>> START

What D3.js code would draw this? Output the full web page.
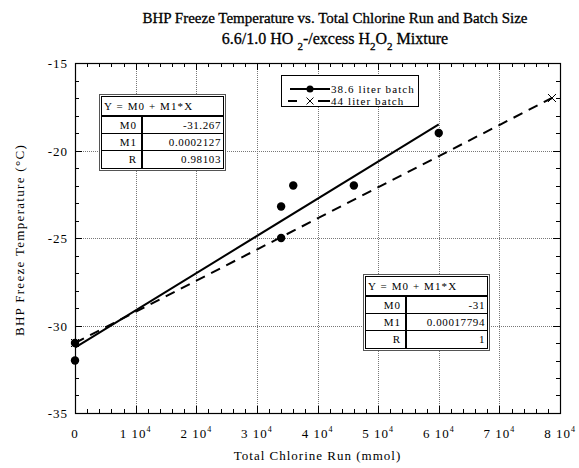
<!DOCTYPE html>
<html>
<head>
<meta charset="utf-8">
<script src="https://cdn.jsdelivr.net/npm/d3@7"></script>
<style>
  body { margin: 0; background: #fff; }
  svg { font-family: "Liberation Serif", "DejaVu Serif", serif; }
</style>
</head>
<body>
<div id="chart"></div>
<script>
// data
const batch386X = [0, 0, 34000, 34000, 36000, 46000, 60000];
const batch386Y = [-31, -32, -23.2, -25, -22, -22, -19];
const batch44X = [0, 78680];
const batch44Y = [-31, -17];

// fit tables (as printed on the chart)
const fitLabels = ['M0', 'M1', 'R'];
const fit386 = ['-31.267', '0.0002127', '0.98103'];
const fit44 = ['-31', '0.00017794', '1'];

const xTicks = [0, 10000, 20000, 30000, 40000, 50000, 60000, 70000, 80000];
const yTicks = [-35, -30, -25, -20, -15];

const W = 579, H = 468;
const margin = {left: 75, right: 19, top: 63, bottom: 55};

const svg = d3.select('#chart').append('svg')
  .attr('width', W)
  .attr('height', H)

const x = d3.scaleLinear().domain([0, 80000]).range([margin.left, W - margin.right])
const y = d3.scaleLinear().domain([-35, -15]).range([H - margin.bottom, margin.top])

const x0 = x.range()[0], x1 = x.range()[1]
const y0 = y.range()[0], y1 = y.range()[1]

// grid (dotted)
const grid = svg.append('g')
  .attr('stroke', '#777')
  .attr('stroke-width', 1)
  .attr('stroke-dasharray', '1,1')
grid.selectAll('.gx').data(xTicks.slice(1, -1)).enter().append('line')
  .attr('x1', (d) => Math.round(x(d)) + 0.5).attr('x2', (d) => Math.round(x(d)) + 0.5)
  .attr('y1', y1).attr('y2', y0)
grid.selectAll('.gy').data(yTicks.slice(1, -1)).enter().append('line')
  .attr('y1', (d) => Math.round(y(d)) + 0.5).attr('y2', (d) => Math.round(y(d)) + 0.5)
  .attr('x1', x0).attr('x2', x1)

// frame + ticks on all four sides, pointing inward
const minorX = d3.range(0, 80001, 2000)
const minorY = d3.range(-35, -14.9, 1)
const ticks = svg.append('g').attr('stroke', '#000').attr('stroke-width', 1)
const isMajX = (d) => d % 10000 === 0
const isMajY = (d) => d % 5 === 0
ticks.selectAll('.tb').data(minorX).enter().append('line')
  .attr('x1', (d) => Math.round(x(d)) + 0.5).attr('x2', (d) => Math.round(x(d)) + 0.5)
  .attr('y1', y0).attr('y2', (d) => y0 - (isMajX(d) ? 7 : 4))
ticks.selectAll('.tt').data(minorX).enter().append('line')
  .attr('x1', (d) => Math.round(x(d)) + 0.5).attr('x2', (d) => Math.round(x(d)) + 0.5)
  .attr('y1', y1).attr('y2', (d) => y1 + (isMajX(d) ? 7 : 4))
ticks.selectAll('.tl').data(minorY).enter().append('line')
  .attr('y1', (d) => Math.round(y(d)) + 0.5).attr('y2', (d) => Math.round(y(d)) + 0.5)
  .attr('x1', x0).attr('x2', (d) => x0 + (isMajY(d) ? 7 : 4))
ticks.selectAll('.tr').data(minorY).enter().append('line')
  .attr('y1', (d) => Math.round(y(d)) + 0.5).attr('y2', (d) => Math.round(y(d)) + 0.5)
  .attr('x1', x1).attr('x2', (d) => x1 - (isMajY(d) ? 7 : 4))

svg.append('rect')
  .attr('x', x0 + 0.5).attr('y', y1 + 0.5)
  .attr('width', x1 - x0).attr('height', y0 - y1)
  .attr('fill', 'none').attr('stroke', '#000').attr('stroke-width', 1.2)

// tick labels
svg.append('g').selectAll('text').data(yTicks).enter().append('text')
  .attr('x', x0 - 7)
  .attr('y', (d) => y(d) + 5)
  .attr('text-anchor', 'end')
  .style('font-size', '13px').style('letter-spacing', '1px')
  .text((d) => d)

const xl = svg.append('g').selectAll('text').data(xTicks).enter().append('text')
  .attr('x', (d) => x(d))
  .attr('y', y0 + 25)
  .attr('text-anchor', 'middle')
  .style('font-size', '13px').style('letter-spacing', '1px')
xl.each(function (d) {
  const t = d3.select(this)
  if (d === 0) { t.text('0'); return }
  t.append('tspan').text((d / 10000) + ' 10')
  t.append('tspan').attr('dy', -6).style('font-size', '8px').text('4')
})

// axis titles
svg.append('text')
  .attr('x', (x0 + x1) / 2).attr('y', H - 8)
  .attr('text-anchor', 'middle')
  .style('font-size', '13px').style('letter-spacing', '1px')
  .text('Total Chlorine Run (mmol)')

svg.append('text')
  .attr('transform', 'translate(24,' + ((y0 + y1) / 2 + 2) + ') rotate(-90)')
  .attr('text-anchor', 'middle')
  .style('font-size', '13px').style('letter-spacing', '1.3px')
  .text('BHP Freeze Temperature (°C)')

// title
svg.append('text')
  .attr('x', 335).attr('y', 23)
  .attr('text-anchor', 'middle')
  .style('font-size', '15px')
  .attr('stroke', '#000').attr('stroke-width', 0.3)
  .text('BHP Freeze Temperature vs. Total Chlorine Run and Batch Size')

const sub = svg.append('text')
  .attr('x', 335).attr('y', 44)
  .attr('text-anchor', 'middle')
  .style('font-size', '16px')
  .attr('stroke', '#000').attr('stroke-width', 0.3)
sub.append('tspan').text('6.6/1.0 HO ')
sub.append('tspan').attr('dy', 6).style('font-size', '11px').text('2')
sub.append('tspan').attr('dy', -6).text('-/excess H')
sub.append('tspan').attr('dy', 6).style('font-size', '11px').text('2')
sub.append('tspan').attr('dy', -6).text('O')
sub.append('tspan').attr('dy', 6).style('font-size', '11px').text('2')
sub.append('tspan').attr('dy', -6).text(' Mixture')

// fit lines
const fitLine = (coef, xs) => {
  const m0 = +coef[0], m1 = +coef[1]
  const xa = d3.min(xs), xb = d3.max(xs)
  return [[xa, m0 + m1 * xa], [xb, m0 + m1 * xb]]
}
const line = d3.line().x((d) => x(d[0])).y((d) => y(d[1]))

svg.append('path')
  .attr('d', line(fitLine(fit44, batch44X)))
  .attr('fill', 'none').attr('stroke', '#000').attr('stroke-width', 2)
  .attr('stroke-dasharray', '10,7')

svg.append('path')
  .attr('d', line(fitLine(fit386, batch386X)))
  .attr('fill', 'none').attr('stroke', '#000').attr('stroke-width', 2)

// markers
const pts386 = batch386X.map((d, i) => [d, batch386Y[i]])
const pts44 = batch44X.map((d, i) => [d, batch44Y[i]])

svg.append('g').selectAll('circle').data(pts386).enter().append('circle')
  .attr('cx', (d) => x(d[0])).attr('cy', (d) => y(d[1]))
  .attr('r', 4.2).attr('fill', '#000')

const cross = (g, cx, cy, s) => {
  g.append('path')
    .attr('d', `M${cx - s},${cy - s}L${cx + s},${cy + s}M${cx - s},${cy + s}L${cx + s},${cy - s}`)
    .attr('stroke', '#000').attr('stroke-width', 1).attr('fill', 'none')
}
const crossG = svg.append('g')
pts44.forEach((d) => cross(crossG, x(d[0]), y(d[1]), 4))

// legend
const lg = svg.append('g')
lg.append('rect')
  .attr('x', 281.5).attr('y', 75.5).attr('width', 137).attr('height', 31)
  .attr('fill', '#fff').attr('stroke', '#000').attr('stroke-width', 1)
lg.append('line').attr('x1', 290).attr('x2', 330).attr('y1', 89).attr('y2', 89)
  .attr('stroke', '#000').attr('stroke-width', 2)
lg.append('circle').attr('cx', 310).attr('cy', 89).attr('r', 3.5).attr('fill', '#000')
;[[288, 297], [318, 330]].forEach((s) => {
  lg.append('line').attr('x1', s[0]).attr('x2', s[1]).attr('y1', 101).attr('y2', 101)
    .attr('stroke', '#000').attr('stroke-width', 2)
})
cross(lg, 310, 101, 3.5)
lg.append('text').attr('x', 331).attr('y', 93).style('font-size', '11px').style('letter-spacing', '1.1px').text('38.6 liter batch')
lg.append('text').attr('x', 331).attr('y', 105).style('font-size', '11px').style('letter-spacing', '1.1px').text('44 liter batch')

// fit tables
const drawTable = (left, top, vals) => {
  const w = 126, hh = 22, rh = 17, cw = 43
  const g = svg.append('g')
  const h = hh + rh * 3 + 3
  g.append('rect').attr('x', left + 0.5).attr('y', top + 0.5).attr('width', w).attr('height', h)
    .attr('fill', '#fff').attr('stroke', '#555').attr('stroke-width', 1)
  g.append('rect').attr('x', left + 2.5).attr('y', top + 2.5).attr('width', w - 4).attr('height', h - 4)
    .attr('fill', 'none').attr('stroke', '#000').attr('stroke-width', 1)
  g.append('line').attr('x1', left + 2).attr('x2', left + w - 1)
    .attr('y1', top + hh).attr('y2', top + hh).attr('stroke', '#000').attr('stroke-width', 2)
  g.append('line').attr('x1', left + cw).attr('x2', left + cw)
    .attr('y1', top + hh).attr('y2', top + h - 1).attr('stroke', '#000').attr('stroke-width', 2)
  ;[1, 2].forEach((i) => {
    g.append('line').attr('x1', left + 2).attr('x2', left + w - 1)
      .attr('y1', top + hh + rh * i + 0.5).attr('y2', top + hh + rh * i + 0.5)
      .attr('stroke', '#000').attr('stroke-width', 1)
  })
  g.append('text').attr('x', left + 5).attr('y', top + 16)
    .style('font-size', '11px').style('letter-spacing', '1.1px').text('Y = M0 + M1*X')
  fitLabels.forEach((lab, i) => {
    g.append('text').attr('x', left + cw - 5).attr('y', top + hh + rh * i + 13)
      .attr('text-anchor', 'end').style('font-size', '11px').style('letter-spacing', '1px').text(lab)
    g.append('text').attr('x', left + w - 4).attr('y', top + hh + rh * i + 13)
      .attr('text-anchor', 'end').style('font-size', '11px').style('letter-spacing', '0.6px').text(vals[i])
  })
}
drawTable(99, 94, fit386)
drawTable(363, 274, fit44)
</script>
</body>
</html>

>> END

_What is asked:_ Write down every line from the opening of the listing to the line with "const fit44 = ['-31', '0.00017794', '1'];", both included, and nothing else; the pictures are omitted.

_Response:_
What D3.js code would draw this? Output the full web page.
<!DOCTYPE html>
<html>
<head>
<meta charset="utf-8">
<script src="https://cdn.jsdelivr.net/npm/d3@7"></script>
<style>
  body { margin: 0; background: #fff; }
  svg { font-family: "Liberation Serif", "DejaVu Serif", serif; }
</style>
</head>
<body>
<div id="chart"></div>
<script>
// data
const batch386X = [0, 0, 34000, 34000, 36000, 46000, 60000];
const batch386Y = [-31, -32, -23.2, -25, -22, -22, -19];
const batch44X = [0, 78680];
const batch44Y = [-31, -17];

// fit tables (as printed on the chart)
const fitLabels = ['M0', 'M1', 'R'];
const fit386 = ['-31.267', '0.0002127', '0.98103'];
const fit44 = ['-31', '0.00017794', '1'];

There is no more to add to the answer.